* TASK DETAILS *
Leave out the pictures and print only the lines from the one with "Rebuild this chart" through the one with "leg.get_frame().set_linewidth(0.8)", exactly as they are.

— start —

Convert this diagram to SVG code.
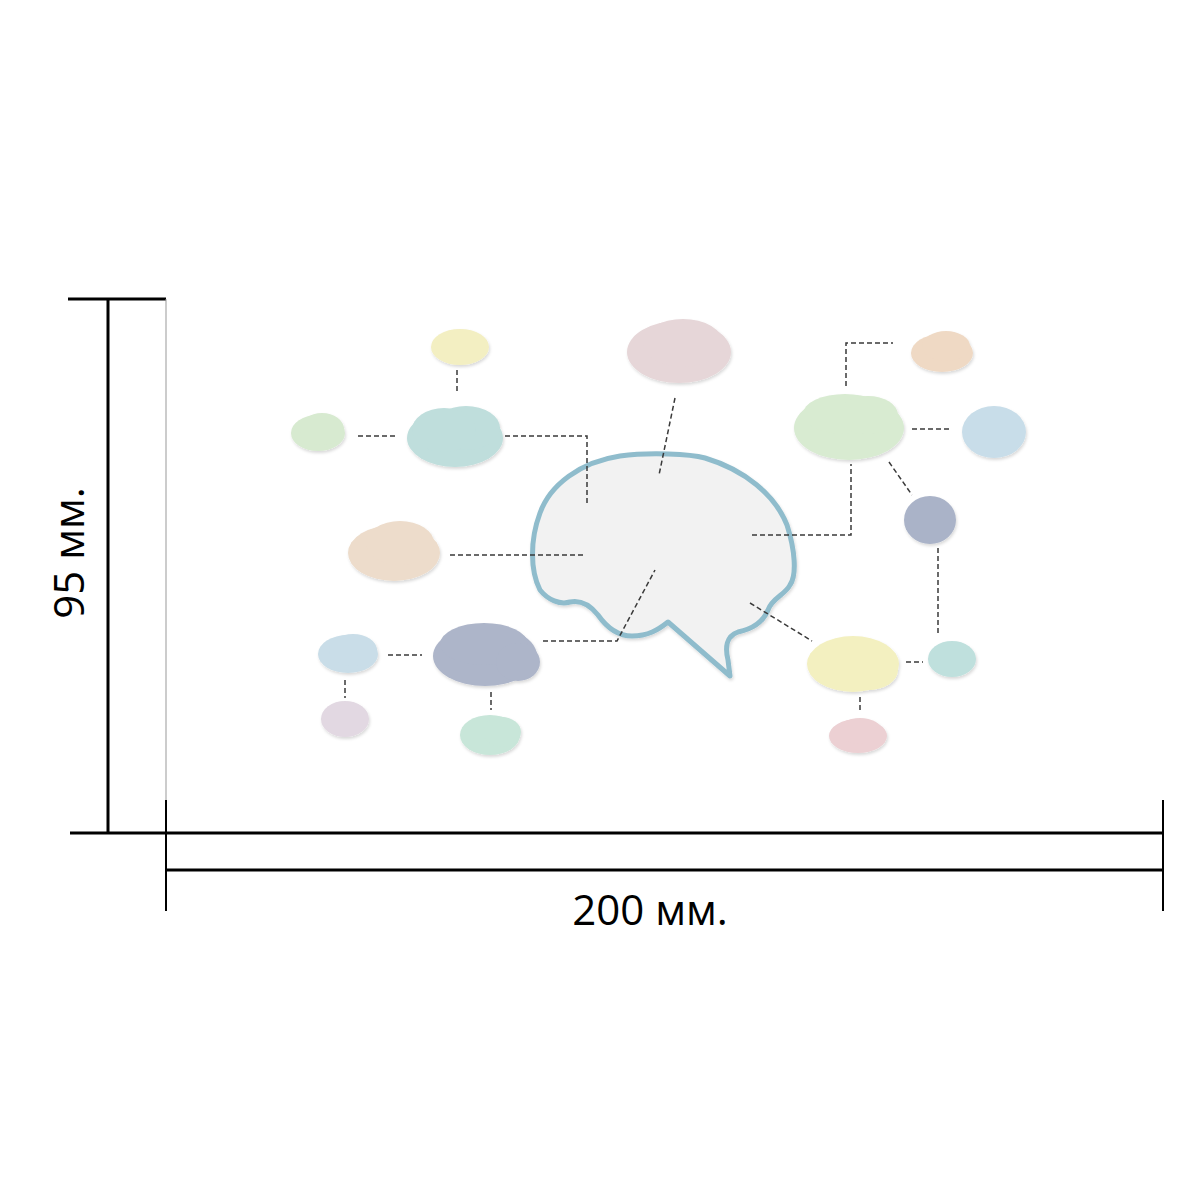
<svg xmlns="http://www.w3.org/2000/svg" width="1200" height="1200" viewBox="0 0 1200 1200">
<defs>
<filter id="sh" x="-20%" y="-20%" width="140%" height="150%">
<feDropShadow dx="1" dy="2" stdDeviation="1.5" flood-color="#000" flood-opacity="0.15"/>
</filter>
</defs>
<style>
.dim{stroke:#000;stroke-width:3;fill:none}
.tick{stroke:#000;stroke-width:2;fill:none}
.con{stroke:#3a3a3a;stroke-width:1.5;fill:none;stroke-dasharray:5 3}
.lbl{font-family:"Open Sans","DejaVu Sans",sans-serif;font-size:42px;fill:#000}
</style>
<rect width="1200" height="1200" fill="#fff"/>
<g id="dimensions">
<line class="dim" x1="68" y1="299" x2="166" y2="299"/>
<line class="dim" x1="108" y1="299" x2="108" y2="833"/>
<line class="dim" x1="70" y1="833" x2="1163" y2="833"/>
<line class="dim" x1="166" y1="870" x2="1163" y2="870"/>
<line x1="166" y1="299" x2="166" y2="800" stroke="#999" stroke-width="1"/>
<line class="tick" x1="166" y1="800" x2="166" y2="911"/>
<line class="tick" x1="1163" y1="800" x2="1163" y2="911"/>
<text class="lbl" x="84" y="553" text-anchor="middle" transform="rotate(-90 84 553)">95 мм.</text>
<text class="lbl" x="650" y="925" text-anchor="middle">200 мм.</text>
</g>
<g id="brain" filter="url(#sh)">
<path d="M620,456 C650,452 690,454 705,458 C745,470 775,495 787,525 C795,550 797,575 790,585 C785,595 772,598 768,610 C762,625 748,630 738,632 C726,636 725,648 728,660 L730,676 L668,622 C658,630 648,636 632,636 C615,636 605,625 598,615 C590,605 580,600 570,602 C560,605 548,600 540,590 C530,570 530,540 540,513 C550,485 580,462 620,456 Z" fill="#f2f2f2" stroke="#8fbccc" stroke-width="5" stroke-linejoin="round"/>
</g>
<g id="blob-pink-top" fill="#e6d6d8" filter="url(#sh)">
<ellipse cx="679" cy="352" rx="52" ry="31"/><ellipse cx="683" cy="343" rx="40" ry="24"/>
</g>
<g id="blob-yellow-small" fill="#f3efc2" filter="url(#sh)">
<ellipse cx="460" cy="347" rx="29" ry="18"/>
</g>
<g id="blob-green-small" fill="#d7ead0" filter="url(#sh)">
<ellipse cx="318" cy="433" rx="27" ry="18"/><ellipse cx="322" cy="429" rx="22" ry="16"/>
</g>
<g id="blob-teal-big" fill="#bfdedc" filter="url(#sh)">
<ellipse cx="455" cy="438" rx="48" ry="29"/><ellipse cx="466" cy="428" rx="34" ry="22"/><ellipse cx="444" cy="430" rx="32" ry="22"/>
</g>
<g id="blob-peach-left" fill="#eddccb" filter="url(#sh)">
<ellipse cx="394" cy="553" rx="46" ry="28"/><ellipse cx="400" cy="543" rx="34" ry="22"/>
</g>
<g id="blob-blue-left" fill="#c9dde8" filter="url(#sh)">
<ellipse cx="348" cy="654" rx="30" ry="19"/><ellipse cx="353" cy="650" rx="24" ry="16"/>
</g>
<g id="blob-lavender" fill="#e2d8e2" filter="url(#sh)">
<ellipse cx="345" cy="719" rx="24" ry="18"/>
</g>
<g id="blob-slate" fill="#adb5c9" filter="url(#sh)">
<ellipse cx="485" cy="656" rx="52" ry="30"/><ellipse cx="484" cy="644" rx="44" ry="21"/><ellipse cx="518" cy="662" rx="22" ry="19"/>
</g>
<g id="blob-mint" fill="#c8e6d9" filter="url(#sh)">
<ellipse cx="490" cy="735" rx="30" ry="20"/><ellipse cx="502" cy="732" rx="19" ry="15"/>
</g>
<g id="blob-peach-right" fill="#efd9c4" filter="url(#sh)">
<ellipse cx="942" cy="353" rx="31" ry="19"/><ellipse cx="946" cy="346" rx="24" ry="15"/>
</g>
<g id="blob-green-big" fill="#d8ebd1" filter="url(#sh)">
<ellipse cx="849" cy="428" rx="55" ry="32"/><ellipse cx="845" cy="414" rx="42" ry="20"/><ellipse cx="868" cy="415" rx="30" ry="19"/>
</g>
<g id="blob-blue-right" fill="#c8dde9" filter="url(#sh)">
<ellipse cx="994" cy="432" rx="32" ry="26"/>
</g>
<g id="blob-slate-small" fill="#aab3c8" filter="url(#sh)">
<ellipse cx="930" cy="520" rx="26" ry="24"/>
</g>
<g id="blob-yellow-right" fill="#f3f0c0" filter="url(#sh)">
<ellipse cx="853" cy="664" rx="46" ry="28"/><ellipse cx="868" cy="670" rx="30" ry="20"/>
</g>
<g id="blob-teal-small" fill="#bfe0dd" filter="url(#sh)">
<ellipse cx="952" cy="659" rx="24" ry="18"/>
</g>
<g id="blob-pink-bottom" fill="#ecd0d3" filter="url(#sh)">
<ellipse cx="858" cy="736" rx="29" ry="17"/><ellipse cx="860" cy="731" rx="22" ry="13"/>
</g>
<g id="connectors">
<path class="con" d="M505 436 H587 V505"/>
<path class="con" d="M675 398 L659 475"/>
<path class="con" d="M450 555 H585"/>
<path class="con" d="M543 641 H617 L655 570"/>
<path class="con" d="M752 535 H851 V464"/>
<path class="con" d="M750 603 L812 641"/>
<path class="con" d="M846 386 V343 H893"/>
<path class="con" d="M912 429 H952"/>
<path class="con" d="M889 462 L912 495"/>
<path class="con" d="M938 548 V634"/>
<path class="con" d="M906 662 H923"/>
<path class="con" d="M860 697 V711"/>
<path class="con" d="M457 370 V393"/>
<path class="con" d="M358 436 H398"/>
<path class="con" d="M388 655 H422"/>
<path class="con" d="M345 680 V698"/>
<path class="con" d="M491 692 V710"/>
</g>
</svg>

— end —
— start —

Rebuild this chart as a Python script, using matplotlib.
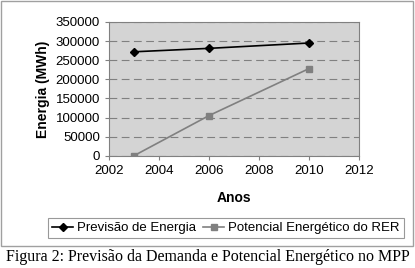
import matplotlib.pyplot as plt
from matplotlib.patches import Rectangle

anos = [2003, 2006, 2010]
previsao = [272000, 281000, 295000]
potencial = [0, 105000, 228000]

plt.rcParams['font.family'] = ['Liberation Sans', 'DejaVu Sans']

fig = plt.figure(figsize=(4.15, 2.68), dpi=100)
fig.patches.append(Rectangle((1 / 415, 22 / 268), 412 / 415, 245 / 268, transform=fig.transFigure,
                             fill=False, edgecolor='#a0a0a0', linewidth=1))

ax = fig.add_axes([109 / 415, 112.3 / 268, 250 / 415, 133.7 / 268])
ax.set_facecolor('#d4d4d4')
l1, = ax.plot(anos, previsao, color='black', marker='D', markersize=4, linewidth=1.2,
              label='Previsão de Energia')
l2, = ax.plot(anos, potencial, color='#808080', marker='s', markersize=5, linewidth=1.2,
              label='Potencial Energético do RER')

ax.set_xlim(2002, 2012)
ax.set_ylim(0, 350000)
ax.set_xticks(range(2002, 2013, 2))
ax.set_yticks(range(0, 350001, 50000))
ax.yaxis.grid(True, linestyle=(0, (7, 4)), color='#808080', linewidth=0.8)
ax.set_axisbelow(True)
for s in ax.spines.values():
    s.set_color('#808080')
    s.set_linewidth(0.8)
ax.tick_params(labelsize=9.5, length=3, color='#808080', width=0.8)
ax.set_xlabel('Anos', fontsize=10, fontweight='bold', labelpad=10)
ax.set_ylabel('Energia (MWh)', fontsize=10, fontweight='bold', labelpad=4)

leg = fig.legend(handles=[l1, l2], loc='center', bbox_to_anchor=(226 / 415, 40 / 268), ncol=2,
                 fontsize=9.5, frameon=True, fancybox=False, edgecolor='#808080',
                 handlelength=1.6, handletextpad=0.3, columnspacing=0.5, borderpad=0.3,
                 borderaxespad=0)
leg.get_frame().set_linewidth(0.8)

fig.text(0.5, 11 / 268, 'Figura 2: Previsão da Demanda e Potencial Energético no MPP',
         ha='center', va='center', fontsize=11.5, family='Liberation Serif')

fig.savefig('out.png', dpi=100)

— end —

* RIGHT ANSWER *
Rebuild this chart as a Python script, using matplotlib.
import matplotlib.pyplot as plt
from matplotlib.patches import Rectangle

anos = [2003, 2006, 2010]
previsao = [272000, 281000, 295000]
potencial = [0, 105000, 228000]

plt.rcParams['font.family'] = ['Liberation Sans', 'DejaVu Sans']

fig = plt.figure(figsize=(4.15, 2.68), dpi=100)
fig.patches.append(Rectangle((1 / 415, 22 / 268), 412 / 415, 245 / 268, transform=fig.transFigure,
                             fill=False, edgecolor='#a0a0a0', linewidth=1))

ax = fig.add_axes([109 / 415, 112.3 / 268, 250 / 415, 133.7 / 268])
ax.set_facecolor('#d4d4d4')
l1, = ax.plot(anos, previsao, color='black', marker='D', markersize=4, linewidth=1.2,
              label='Previsão de Energia')
l2, = ax.plot(anos, potencial, color='#808080', marker='s', markersize=5, linewidth=1.2,
              label='Potencial Energético do RER')

ax.set_xlim(2002, 2012)
ax.set_ylim(0, 350000)
ax.set_xticks(range(2002, 2013, 2))
ax.set_yticks(range(0, 350001, 50000))
ax.yaxis.grid(True, linestyle=(0, (7, 4)), color='#808080', linewidth=0.8)
ax.set_axisbelow(True)
for s in ax.spines.values():
    s.set_color('#808080')
    s.set_linewidth(0.8)
ax.tick_params(labelsize=9.5, length=3, color='#808080', width=0.8)
ax.set_xlabel('Anos', fontsize=10, fontweight='bold', labelpad=10)
ax.set_ylabel('Energia (MWh)', fontsize=10, fontweight='bold', labelpad=4)

leg = fig.legend(handles=[l1, l2], loc='center', bbox_to_anchor=(226 / 415, 40 / 268), ncol=2,
                 fontsize=9.5, frameon=True, fancybox=False, edgecolor='#808080',
                 handlelength=1.6, handletextpad=0.3, columnspacing=0.5, borderpad=0.3,
                 borderaxespad=0)
leg.get_frame().set_linewidth(0.8)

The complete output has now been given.